#### [Exercise description]
Go through the lines below and copy each one that holds the string "LaTeX".

#### [Entries provided]
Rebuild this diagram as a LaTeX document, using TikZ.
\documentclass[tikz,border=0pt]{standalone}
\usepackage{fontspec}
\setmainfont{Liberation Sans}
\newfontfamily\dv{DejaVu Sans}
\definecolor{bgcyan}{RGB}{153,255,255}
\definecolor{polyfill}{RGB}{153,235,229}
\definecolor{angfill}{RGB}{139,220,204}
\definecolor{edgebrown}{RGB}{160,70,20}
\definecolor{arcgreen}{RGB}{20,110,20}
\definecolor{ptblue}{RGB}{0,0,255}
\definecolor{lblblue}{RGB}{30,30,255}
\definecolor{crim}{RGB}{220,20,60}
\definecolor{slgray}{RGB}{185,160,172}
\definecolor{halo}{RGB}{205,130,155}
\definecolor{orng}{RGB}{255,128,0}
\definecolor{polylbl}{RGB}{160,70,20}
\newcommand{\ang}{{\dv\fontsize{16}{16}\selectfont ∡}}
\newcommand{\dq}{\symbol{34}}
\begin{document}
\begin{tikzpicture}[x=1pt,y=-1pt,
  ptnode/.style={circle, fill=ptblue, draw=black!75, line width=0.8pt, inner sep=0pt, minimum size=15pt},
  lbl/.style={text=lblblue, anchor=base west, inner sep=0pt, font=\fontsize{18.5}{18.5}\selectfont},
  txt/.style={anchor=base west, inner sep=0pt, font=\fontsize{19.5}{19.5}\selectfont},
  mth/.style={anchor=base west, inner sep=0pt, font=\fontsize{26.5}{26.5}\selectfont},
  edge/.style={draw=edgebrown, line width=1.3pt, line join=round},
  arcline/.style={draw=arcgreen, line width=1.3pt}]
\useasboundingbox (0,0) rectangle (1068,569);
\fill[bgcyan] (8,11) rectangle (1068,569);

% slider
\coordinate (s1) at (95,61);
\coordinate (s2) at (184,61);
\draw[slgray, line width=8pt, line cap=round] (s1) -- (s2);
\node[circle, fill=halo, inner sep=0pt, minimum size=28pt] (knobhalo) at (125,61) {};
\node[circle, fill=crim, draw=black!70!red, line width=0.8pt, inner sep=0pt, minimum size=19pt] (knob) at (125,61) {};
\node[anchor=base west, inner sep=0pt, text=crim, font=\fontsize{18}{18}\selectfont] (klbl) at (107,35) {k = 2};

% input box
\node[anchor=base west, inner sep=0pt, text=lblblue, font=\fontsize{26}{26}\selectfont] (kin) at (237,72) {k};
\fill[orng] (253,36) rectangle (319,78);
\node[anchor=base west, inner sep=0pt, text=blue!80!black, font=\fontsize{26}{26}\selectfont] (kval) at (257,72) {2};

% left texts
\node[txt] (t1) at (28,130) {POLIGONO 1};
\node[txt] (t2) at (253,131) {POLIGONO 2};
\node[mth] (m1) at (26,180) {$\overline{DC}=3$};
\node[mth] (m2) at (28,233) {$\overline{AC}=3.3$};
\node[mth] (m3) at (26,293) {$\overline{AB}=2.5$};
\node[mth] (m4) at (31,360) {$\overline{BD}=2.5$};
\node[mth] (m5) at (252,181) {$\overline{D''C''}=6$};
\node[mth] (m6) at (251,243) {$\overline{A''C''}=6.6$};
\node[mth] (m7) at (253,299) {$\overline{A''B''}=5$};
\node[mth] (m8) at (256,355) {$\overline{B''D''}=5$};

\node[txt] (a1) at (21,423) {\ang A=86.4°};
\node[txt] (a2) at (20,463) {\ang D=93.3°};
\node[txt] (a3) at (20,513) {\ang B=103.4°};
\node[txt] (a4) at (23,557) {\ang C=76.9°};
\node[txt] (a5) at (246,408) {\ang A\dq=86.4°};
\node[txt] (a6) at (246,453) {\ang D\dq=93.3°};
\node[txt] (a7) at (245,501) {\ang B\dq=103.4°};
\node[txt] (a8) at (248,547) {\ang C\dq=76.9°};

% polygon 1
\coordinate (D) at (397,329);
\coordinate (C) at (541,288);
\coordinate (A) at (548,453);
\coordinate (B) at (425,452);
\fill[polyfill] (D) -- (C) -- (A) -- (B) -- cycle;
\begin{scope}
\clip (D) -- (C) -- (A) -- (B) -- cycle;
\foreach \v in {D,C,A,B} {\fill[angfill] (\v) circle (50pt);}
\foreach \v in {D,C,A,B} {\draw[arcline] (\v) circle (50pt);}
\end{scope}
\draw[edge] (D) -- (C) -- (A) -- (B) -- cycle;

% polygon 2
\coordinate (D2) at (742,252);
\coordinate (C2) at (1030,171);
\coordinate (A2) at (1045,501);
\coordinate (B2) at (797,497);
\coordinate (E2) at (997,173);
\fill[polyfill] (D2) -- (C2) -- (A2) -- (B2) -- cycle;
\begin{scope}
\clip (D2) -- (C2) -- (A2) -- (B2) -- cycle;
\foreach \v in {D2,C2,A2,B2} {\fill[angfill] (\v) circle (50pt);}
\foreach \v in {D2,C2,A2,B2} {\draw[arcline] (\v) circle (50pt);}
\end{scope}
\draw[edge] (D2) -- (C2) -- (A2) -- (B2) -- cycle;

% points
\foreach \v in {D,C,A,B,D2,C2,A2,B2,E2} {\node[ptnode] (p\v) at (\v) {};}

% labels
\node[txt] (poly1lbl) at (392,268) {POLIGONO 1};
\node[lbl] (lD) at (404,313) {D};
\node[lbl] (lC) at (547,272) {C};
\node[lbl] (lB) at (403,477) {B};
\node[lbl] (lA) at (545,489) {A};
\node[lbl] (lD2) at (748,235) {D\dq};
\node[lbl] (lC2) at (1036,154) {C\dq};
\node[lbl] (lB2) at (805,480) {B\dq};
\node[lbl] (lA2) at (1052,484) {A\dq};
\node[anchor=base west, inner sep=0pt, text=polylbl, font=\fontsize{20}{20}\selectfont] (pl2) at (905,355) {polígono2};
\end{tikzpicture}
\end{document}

==

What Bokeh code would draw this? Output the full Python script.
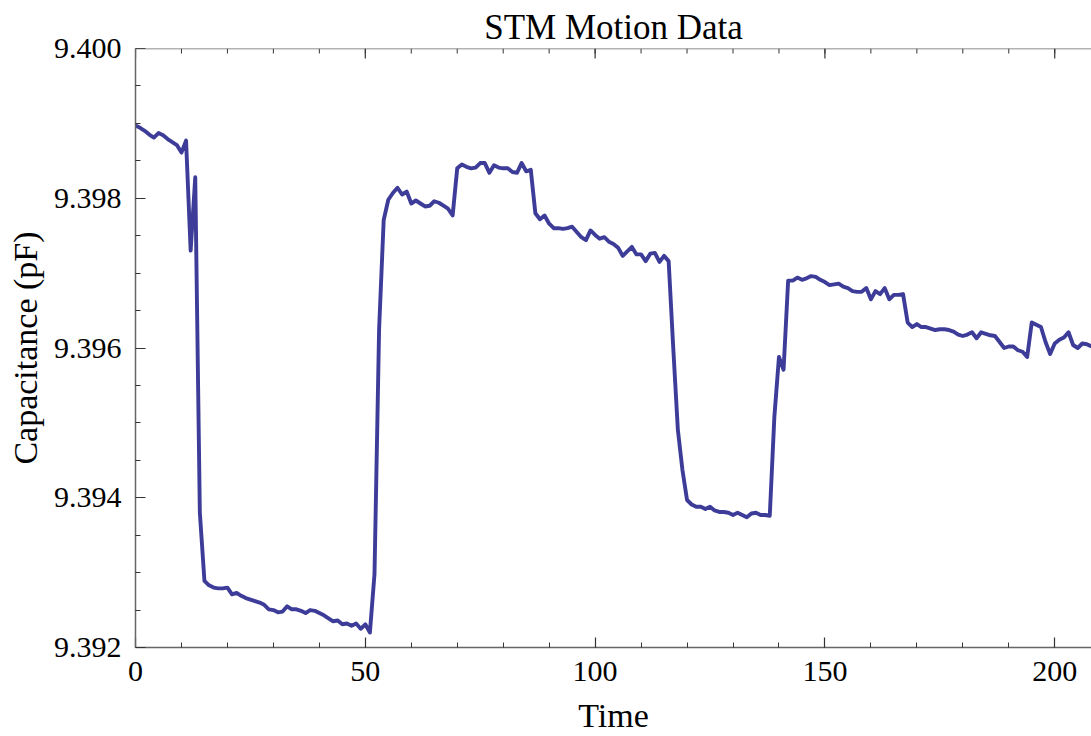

==

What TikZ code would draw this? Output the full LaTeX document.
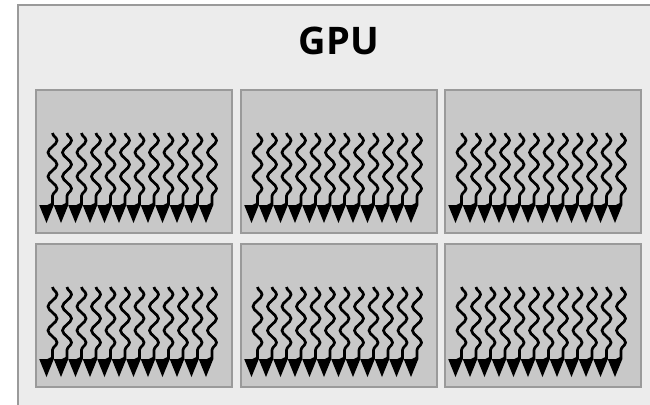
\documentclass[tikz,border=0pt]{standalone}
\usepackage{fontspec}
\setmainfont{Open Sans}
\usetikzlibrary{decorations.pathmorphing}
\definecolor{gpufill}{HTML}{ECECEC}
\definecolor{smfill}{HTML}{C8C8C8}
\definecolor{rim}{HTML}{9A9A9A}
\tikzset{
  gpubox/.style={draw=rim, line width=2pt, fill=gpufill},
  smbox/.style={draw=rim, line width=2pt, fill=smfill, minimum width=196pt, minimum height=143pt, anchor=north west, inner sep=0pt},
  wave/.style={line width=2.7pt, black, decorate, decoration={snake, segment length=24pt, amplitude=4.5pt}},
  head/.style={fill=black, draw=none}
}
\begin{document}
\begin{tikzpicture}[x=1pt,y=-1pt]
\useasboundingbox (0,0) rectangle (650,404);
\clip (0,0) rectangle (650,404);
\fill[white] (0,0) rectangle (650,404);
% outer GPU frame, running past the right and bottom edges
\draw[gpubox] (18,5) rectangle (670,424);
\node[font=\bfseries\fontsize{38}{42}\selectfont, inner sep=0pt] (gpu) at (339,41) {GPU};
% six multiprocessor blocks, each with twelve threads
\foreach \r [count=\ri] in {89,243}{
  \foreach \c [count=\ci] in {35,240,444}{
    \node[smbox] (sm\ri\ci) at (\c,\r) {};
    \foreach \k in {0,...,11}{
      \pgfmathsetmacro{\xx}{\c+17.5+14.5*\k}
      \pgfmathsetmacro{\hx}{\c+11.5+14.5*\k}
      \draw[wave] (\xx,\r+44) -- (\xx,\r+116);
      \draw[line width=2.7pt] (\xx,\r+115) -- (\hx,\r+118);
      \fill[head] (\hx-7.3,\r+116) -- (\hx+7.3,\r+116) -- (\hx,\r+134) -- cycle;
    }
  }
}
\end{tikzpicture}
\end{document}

#### [Result]
Rebuild this diagram as a LaTeX document, using TikZ.
What TikZ code would draw this? Output the full LaTeX document.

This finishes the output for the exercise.